Kicksecure: half the CPUs are shut off - expected behaviour?

Debian 10/11 + Kicksecure overlay

Hi everyone

After distromorphing, I noticed htop showed only 2 active cores, where beforehand were 4. This was the case with both Debian 10 and 11 + Kicksecure.

I confirmed with:

cat /sys/devices/system/cpu/offline
=> 1,3

cat /sys/devices/system/cpu/online
=> 0,2

cat /sys/devices/system/cpu/possible
=> 0-3

cat /sys/devices/system/cpu/present
=> 0-3

Documentation for these:

offline: cpus that are not online because they have been
HOTPLUGGED off or exceed the limit of cpus allowed by the
kernel configuration (kernel_max above).

online: cpus that are online and being scheduled.

possible: cpus that have been allocated resources and can be
brought online if they are present.

present: cpus that have been identified as being present in
the system

Though even if the cores are listed as possible and present, still only 2 of them are active at full workload.

The most likely culprit appears to be security-misc. Is this intentional?

If yes, what setting specifically causes this?
I haven’t found anything specifically mentioning this, and think it’s a good idea to document it, in case someone wants to be able to look into the implications and judge if the security/anonymity-gain is worth, what appears to be, half the CPU performance.

PS: Thank you for your groundbreaking work! And the Whonix-documentation is absolutely impressive and very insightful, the Whonix-Wikipedia article acknowledges that as well.

Thank you!

No, not explicitly expected as far as I know. Maybe @madaidan has an idea?

Check this documentation:
Disable CPU Mitigations

security-misc CPU hardening security settings have a performance penalty unfortunately but I didn’t benchmark how much. Other benchmark websites have run benchmarks for spectre etc.

Otherwise… Quite likely something in folder /etc/default/grub.d causing this. See:

for which files.

If you like to test… Disable (out comment) or delete. Run:

sudo update-grub

And reboot.

Otherwise similarly check folder /etc/sysctl.d.

Let me know how that goes.

Your help is greatly appreciated!

The cause was this line

## Force disable SMT as it has caused numerous CPU vulnerabilities.

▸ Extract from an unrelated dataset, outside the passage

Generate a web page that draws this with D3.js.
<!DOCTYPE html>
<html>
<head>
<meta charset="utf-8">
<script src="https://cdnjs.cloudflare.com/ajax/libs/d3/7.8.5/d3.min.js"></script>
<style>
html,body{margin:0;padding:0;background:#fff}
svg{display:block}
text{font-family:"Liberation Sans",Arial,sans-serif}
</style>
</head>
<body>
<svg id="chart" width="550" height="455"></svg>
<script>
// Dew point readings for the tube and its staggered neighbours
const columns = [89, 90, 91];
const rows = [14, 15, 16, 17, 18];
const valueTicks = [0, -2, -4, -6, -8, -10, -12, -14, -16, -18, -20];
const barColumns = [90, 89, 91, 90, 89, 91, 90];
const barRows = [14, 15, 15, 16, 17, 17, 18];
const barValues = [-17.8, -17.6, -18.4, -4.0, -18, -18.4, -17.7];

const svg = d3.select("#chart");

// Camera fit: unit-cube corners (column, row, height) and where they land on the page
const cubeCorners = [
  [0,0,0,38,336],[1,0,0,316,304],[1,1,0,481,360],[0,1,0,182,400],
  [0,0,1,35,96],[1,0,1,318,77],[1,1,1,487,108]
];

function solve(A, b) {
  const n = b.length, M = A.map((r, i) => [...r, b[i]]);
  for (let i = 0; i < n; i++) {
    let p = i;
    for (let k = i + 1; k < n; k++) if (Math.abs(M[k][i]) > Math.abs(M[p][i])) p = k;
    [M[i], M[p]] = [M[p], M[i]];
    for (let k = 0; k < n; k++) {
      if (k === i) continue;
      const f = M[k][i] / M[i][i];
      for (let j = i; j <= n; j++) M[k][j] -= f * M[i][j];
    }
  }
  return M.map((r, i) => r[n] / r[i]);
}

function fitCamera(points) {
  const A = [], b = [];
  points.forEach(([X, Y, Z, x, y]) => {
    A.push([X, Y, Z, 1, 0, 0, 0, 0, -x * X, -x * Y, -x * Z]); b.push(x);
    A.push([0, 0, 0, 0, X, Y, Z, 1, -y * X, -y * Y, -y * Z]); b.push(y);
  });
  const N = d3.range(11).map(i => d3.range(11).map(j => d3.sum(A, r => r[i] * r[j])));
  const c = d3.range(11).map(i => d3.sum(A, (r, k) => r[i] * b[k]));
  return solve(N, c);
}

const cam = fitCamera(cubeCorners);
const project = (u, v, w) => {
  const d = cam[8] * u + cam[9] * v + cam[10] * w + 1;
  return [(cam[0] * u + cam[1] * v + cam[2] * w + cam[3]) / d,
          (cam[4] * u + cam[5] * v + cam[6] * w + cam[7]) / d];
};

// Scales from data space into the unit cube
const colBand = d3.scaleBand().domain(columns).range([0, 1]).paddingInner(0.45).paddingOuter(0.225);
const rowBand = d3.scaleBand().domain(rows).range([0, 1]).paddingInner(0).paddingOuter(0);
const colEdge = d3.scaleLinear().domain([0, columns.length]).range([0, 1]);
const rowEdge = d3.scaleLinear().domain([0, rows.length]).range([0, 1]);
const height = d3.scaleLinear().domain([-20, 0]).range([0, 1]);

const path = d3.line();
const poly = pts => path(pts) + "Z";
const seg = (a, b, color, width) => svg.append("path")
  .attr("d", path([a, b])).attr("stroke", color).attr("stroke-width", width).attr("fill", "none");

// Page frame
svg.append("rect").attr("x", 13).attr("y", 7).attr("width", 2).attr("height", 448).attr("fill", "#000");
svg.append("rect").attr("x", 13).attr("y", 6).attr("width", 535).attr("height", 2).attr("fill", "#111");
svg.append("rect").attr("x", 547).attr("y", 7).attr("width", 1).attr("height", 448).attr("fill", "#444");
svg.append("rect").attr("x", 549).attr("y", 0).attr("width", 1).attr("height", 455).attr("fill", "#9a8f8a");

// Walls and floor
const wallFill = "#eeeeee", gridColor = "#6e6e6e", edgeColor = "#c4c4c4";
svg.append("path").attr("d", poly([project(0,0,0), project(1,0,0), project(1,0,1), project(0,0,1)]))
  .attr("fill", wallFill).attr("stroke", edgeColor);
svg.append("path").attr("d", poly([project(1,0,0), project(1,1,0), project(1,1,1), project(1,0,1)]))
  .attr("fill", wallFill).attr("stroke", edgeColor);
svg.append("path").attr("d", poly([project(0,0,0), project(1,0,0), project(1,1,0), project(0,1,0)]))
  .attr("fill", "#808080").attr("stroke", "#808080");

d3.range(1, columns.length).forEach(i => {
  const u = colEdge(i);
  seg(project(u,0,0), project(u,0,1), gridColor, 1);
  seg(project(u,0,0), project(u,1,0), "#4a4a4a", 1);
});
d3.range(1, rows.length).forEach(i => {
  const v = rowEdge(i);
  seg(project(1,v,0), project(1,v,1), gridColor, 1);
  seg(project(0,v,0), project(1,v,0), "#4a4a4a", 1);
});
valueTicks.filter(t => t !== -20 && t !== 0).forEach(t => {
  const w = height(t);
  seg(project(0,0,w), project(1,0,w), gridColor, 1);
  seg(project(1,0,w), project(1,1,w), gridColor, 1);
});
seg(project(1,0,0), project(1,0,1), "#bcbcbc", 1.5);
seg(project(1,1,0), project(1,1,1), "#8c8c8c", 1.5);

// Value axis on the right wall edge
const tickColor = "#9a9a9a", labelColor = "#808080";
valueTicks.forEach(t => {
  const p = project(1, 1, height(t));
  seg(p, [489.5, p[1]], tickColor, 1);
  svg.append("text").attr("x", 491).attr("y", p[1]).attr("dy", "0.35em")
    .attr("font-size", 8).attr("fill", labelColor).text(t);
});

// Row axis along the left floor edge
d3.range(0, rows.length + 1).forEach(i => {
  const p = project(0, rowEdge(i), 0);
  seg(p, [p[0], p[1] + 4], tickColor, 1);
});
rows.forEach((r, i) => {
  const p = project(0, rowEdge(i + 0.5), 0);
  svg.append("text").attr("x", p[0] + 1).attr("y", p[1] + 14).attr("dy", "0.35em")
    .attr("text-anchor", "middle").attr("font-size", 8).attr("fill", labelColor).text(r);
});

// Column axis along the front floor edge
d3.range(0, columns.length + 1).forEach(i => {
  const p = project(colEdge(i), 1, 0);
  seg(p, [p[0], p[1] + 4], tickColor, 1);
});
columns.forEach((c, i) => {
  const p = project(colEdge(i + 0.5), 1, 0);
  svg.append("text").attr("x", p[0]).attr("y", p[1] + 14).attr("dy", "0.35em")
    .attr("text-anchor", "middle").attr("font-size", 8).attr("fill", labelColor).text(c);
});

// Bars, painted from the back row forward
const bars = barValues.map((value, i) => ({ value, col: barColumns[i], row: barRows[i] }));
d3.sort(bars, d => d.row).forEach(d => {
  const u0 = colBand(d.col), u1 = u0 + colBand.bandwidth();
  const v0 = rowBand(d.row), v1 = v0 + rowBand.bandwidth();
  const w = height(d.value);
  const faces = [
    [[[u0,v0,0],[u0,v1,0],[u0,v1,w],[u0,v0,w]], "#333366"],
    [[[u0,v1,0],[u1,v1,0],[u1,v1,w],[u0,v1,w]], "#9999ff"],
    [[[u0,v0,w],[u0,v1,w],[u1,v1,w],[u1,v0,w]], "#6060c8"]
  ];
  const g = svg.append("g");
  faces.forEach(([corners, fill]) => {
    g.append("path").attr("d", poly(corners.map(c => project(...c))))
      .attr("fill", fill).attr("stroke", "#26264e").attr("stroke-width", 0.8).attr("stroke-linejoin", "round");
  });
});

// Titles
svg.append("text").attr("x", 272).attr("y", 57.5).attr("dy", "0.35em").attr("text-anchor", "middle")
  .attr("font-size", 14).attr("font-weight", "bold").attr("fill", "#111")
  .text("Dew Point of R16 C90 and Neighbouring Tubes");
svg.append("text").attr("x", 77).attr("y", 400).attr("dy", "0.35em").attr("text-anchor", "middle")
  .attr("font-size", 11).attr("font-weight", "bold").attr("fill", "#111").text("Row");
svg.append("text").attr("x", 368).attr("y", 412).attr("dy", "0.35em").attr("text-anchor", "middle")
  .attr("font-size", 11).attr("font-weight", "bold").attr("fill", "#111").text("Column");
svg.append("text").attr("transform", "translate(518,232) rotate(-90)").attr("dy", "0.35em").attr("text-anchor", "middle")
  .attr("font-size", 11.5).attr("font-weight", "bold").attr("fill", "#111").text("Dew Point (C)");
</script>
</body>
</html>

Commenting it out causes htop to recognize 4 cores again and the output of

cat /sys/devices/system/cpu/online

=> 0-3


cat /sys/devices/system/cpu/offline

being empty.

Now after looking into the issue, if I were running an intel processor I would reapply it, as deactivating SMT seems indeed important, even if the performance loss is significant.

The Whonix 15 changelog says:

SMT is disabled as it can be used to exploit the MDS vulnerability.

However the gain for AMD users seems not that much, especially considering the cost of, in this case, basically running a dual-core again.

Kernel-org on the topic of MDS-mitigation:

(I can’t link to it, probably because my account is too new)

MDS - Microarchitectural Data Sampling

Microarchitectural Data Sampling is a hardware vulnerability which allows unprivileged speculative access to data which is available in various CPU internal buffers.

Affected processors

This vulnerability affects a wide range of Intel processors. The vulnerability is not present on:

Processors from AMD, Centaur and other non Intel vendors

Older processor models, where the CPU family is < 6

Some Atoms (Bonnell, Saltwell, Goldmont, GoldmontPlus)

Intel processors which have the ARCH_CAP_MDS_NO bit set in the IA32_ARCH_CAPABILITIES MSR.

Running spectre-meltdown-checker prints for the SMT related entries:

STATUS: NOT VULNERABLE (your CPU vendor reported your CPU model as not vulnerable)

Now from that I conclude it seems reasonable for an AMD powered computer to not apply this quite costly setting.
Though am I missing any actual obvious mitigations or benefits for non-Intel processors?

I know that Whonix goals are to make sure to be on the safe side, and that makes perfect sense, the linked thread in the config-file also gave good reasons, yet it seems reasonable to think about only applying this setting to Intel-CPUs, in case others have similar performance losses, as the benefit seems actually not really there, but all the costs. Though feel free to disagree.

I did some performance comparisons with the 7z benchmark which seems a good choice for real world data and it’s CPU focus:

7z b

The performance difference with that setting was indeed pretty close to 50%.